The AFL-CIO Equity Index Funds, an investment trust for union members’ pension plans, had filed proposals urging closer scrutiny of the two companies’ utilization of AI. In their request to Apple, the group asked the tech giant to report “in its business operations and disclose any ethical guidelines that the company has adopted regarding the company’s use of AI technology.” They made a similar request of Disney. The unions’ concern about the prospect of AI replacing creative and professional workers was among the key issues in the strikes last year by the WGA and SAG-AFTRA.
Disney and Apple asserted that the AI proposals could be excluded from the shareholder agenda because they pertained to ordinary business operations rather than a matter requiring a special vote.
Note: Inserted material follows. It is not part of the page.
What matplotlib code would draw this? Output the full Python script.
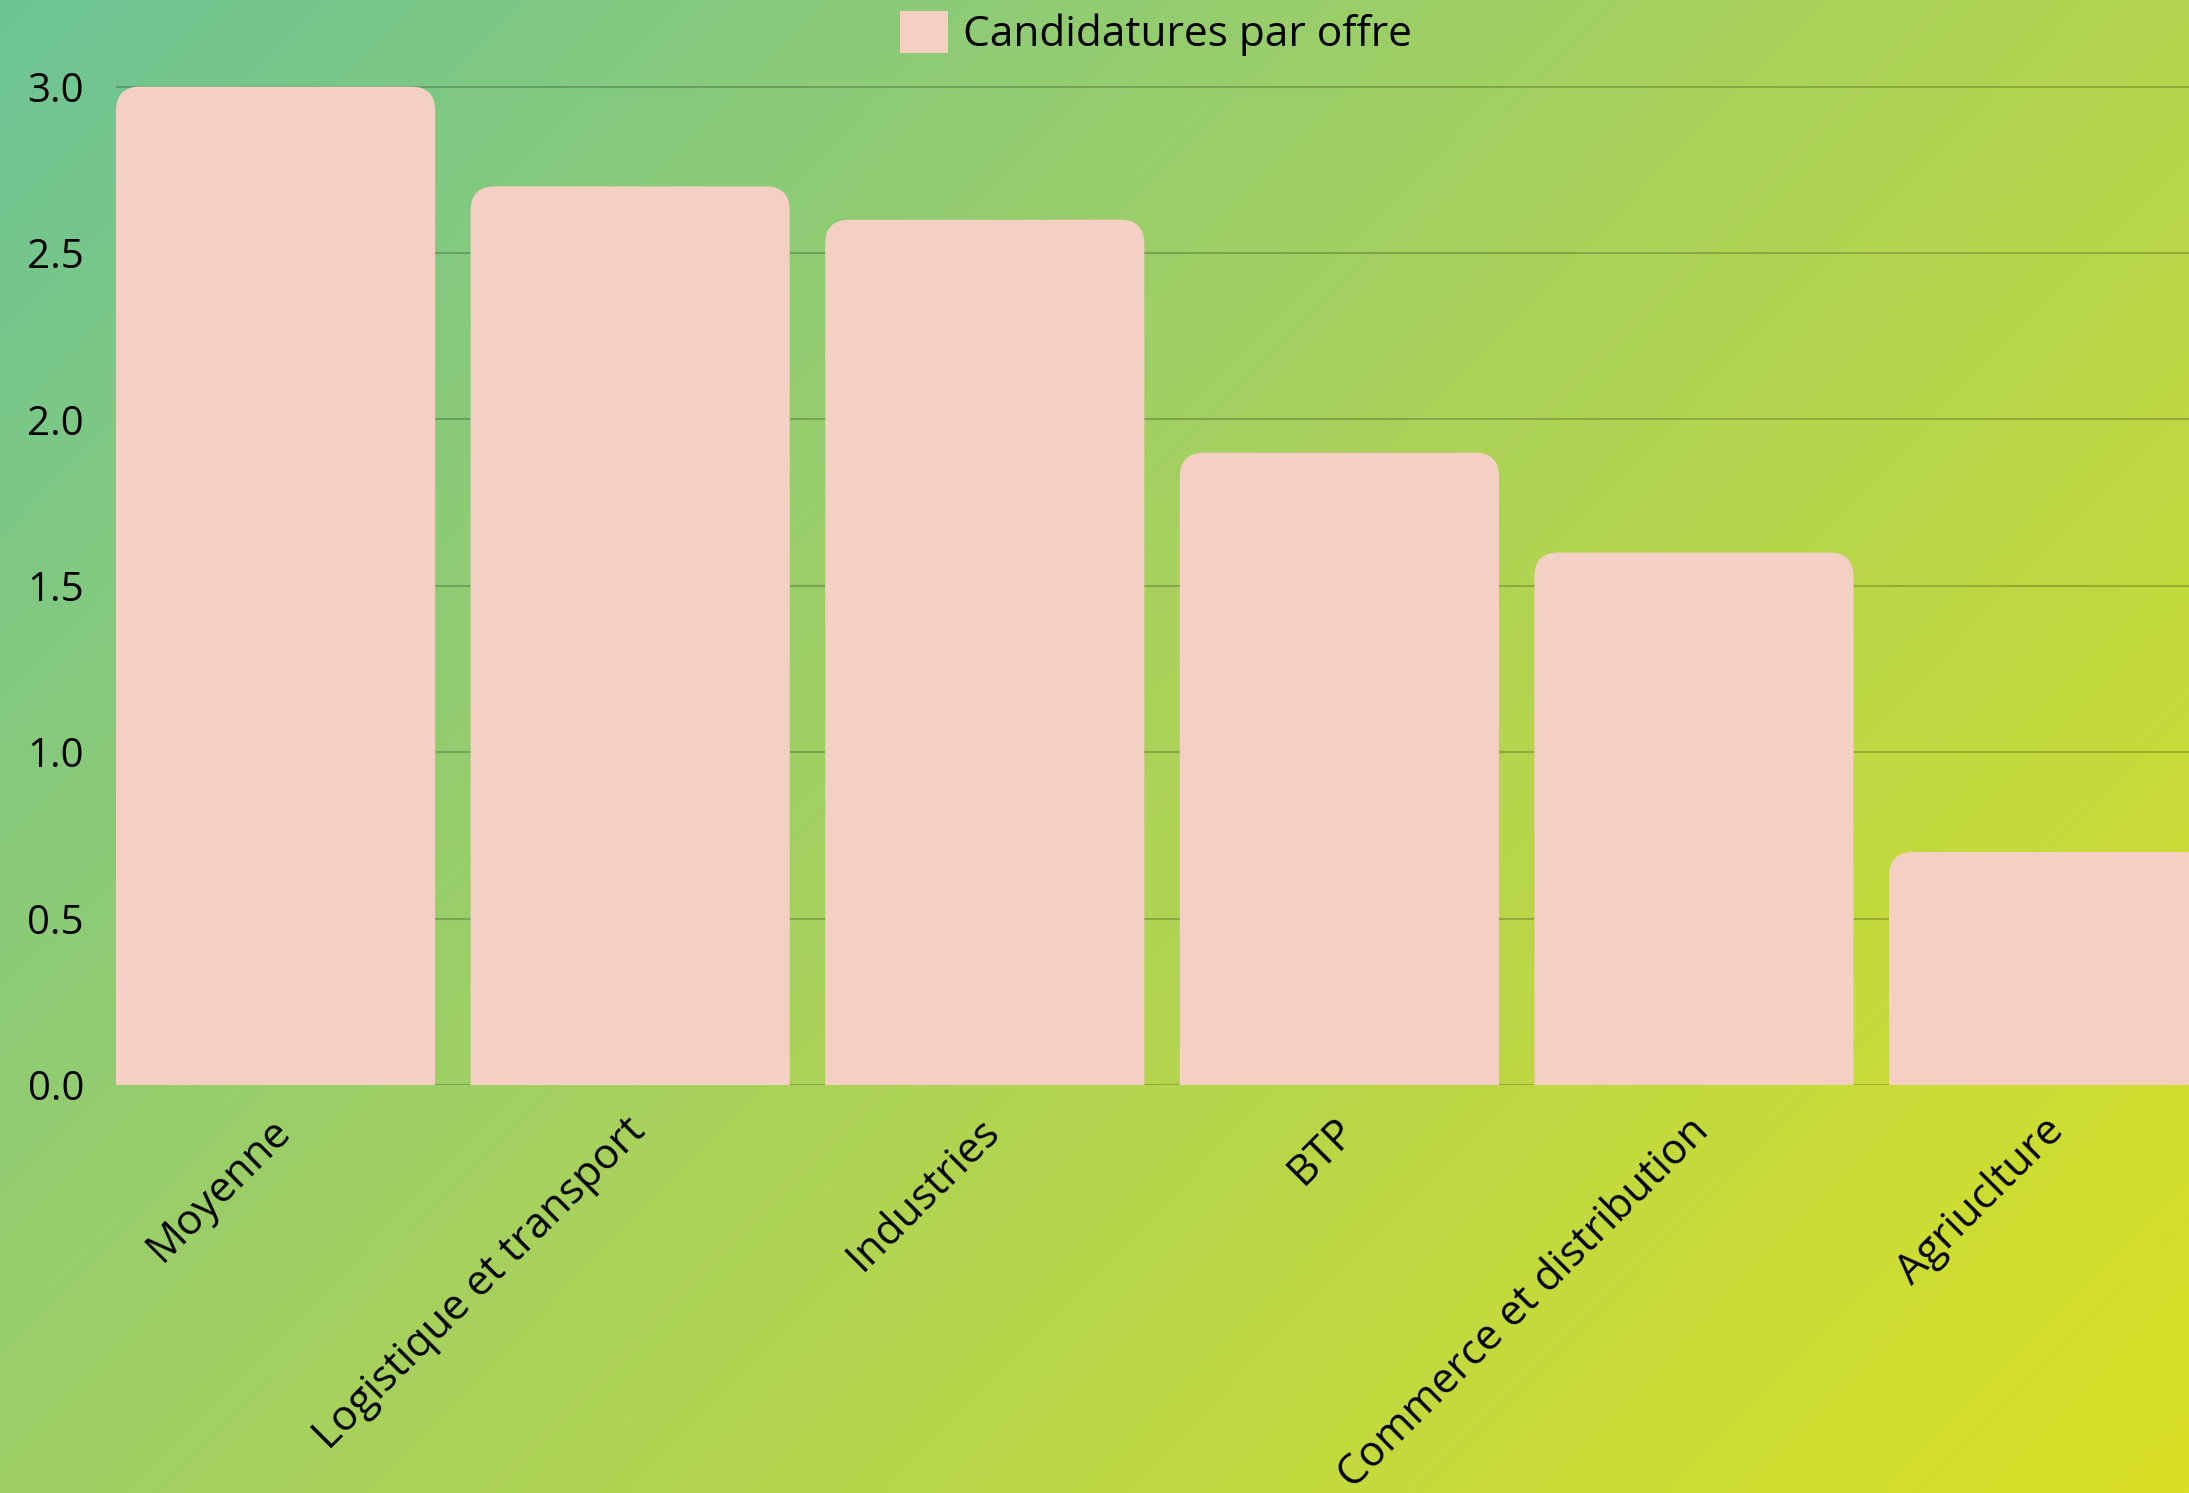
import numpy as np
import matplotlib
matplotlib.use("Agg")
import matplotlib.pyplot as plt
from matplotlib.path import Path
from matplotlib.patches import PathPatch, Patch
import matplotlib.transforms as mtransforms

# ---- data ----
categories = ["Moyenne", "Logistique et transport", "Industries", "BTP",
              "Commerce et distribution", "Agriuclture"]
values = [3.0, 2.7, 2.6, 1.9, 1.6, 0.7]
series_name = "Candidatures par offre"
yticks = [0.0, 0.5, 1.0, 1.5, 2.0, 2.5, 3.0]

BAR_COLOR = "#F4CFC4"
FONT = ["Open Sans", "DejaVu Sans"]
FS = 29
FS_X = 30.5

W_PX, H_PX = 2189, 1493
fig = plt.figure(figsize=(W_PX / 100, H_PX / 100), dpi=100)

# ---- gradient background ----
bg = fig.add_axes([0, 0, 1, 1], zorder=0)
bg.axis("off")
gh, gw = 300, 440
yy, xx = np.mgrid[0:1:gh * 1j, 0:1:gw * 1j]
t = 0.6 * xx + 0.4 * yy
stops_t = [0.0, 0.5, 1.0]
stops_c = np.array([[108, 196, 150], [170, 210, 90], [218, 224, 36]]) / 255.0
img = np.zeros((gh, gw, 3))
for k in range(3):
    img[..., k] = np.interp(t, stops_t, stops_c[:, k])
bg.imshow(img, aspect="auto", extent=[0, 1, 0, 1], origin="upper",
          interpolation="bilinear")
bg.set_xlim(0, 1)
bg.set_ylim(0, 1)

# ---- main axes ----
left = 116 / W_PX
bottom = 1 - 1085 / H_PX
height = (1085 - 70) / H_PX
ax = fig.add_axes([left, bottom, 1 - left, height], zorder=1)
ax.set_facecolor("none")
ax.set_xlim(-0.45, 5.396)
ax.set_ylim(0, 3.05)
for s in ax.spines.values():
    s.set_visible(False)

ax.set_yticks(yticks)
ax.set_yticklabels([f"{v:.1f}" for v in yticks], fontsize=FS, family=FONT)
ax.yaxis.grid(True, color="black", alpha=0.2, linewidth=1.5, zorder=0)
ax.set_axisbelow(True)
ax.tick_params(axis="y", length=0, pad=23)

x = np.arange(len(categories))
bars = ax.bar(x, values, width=0.9, color=BAR_COLOR, zorder=2)

# round the top corners
rx = 24 / 354.6
ry = 24 / 332.8
for rect in bars:
    x0 = rect.get_x()
    x1 = x0 + rect.get_width()
    h = rect.get_height()
    verts = [(x0, 0), (x0, h - ry), (x0, h), (x0 + rx, h), (x1 - rx, h),
             (x1, h), (x1, h - ry), (x1, 0), (x0, 0)]
    codes = [Path.MOVETO, Path.LINETO, Path.CURVE3, Path.CURVE3, Path.LINETO,
             Path.CURVE3, Path.CURVE3, Path.LINETO, Path.CLOSEPOLY]
    rect.set_visible(False)
    ax.add_patch(PathPatch(Path(verts, codes), facecolor=BAR_COLOR,
                           edgecolor="none", zorder=2))

ax.set_xticks(x)
ax.set_xticklabels(categories, fontsize=FS_X, family=FONT, rotation=45,
                   ha="right", rotation_mode="default")
ax.tick_params(axis="x", length=0, pad=18)
offset = mtransforms.ScaledTranslation(24 / 100, 0, fig.dpi_scale_trans)
for lab in ax.get_xticklabels():
    lab.set_transform(lab.get_transform() + offset)

fig.legend(handles=[Patch(facecolor=BAR_COLOR, edgecolor="none")],
           labels=[series_name], loc="center", bbox_to_anchor=(0.528, 0.9775),
           frameon=False, prop={"family": FONT, "size": FS_X},
           handlelength=1.15, handleheight=1.15, handletextpad=0.35)

fig.savefig("out.png", dpi=100)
But the SEC said the companies could not avoid shareholder votes about their use of AI because the proposal transcends ordinary business matters and “does not seek to micromanage the company,”
The decision means that shareholders for the two companies will have the opportunity to vote on the issue at their upcoming meetings.
Brandon Rees, deputy director of the AFL-CIO’s office of investment, was quoted as saying that Apple and Disney “haven’t even begun to grapple” with the ethical issues concerning their AI usage.
The AFL-CIO’s statement to Apple said “AI systems should not be trained on copyrighted works, or the voices, likenesses and performances of professional performers, without transparency, consent and compensation to creators and rights holders.”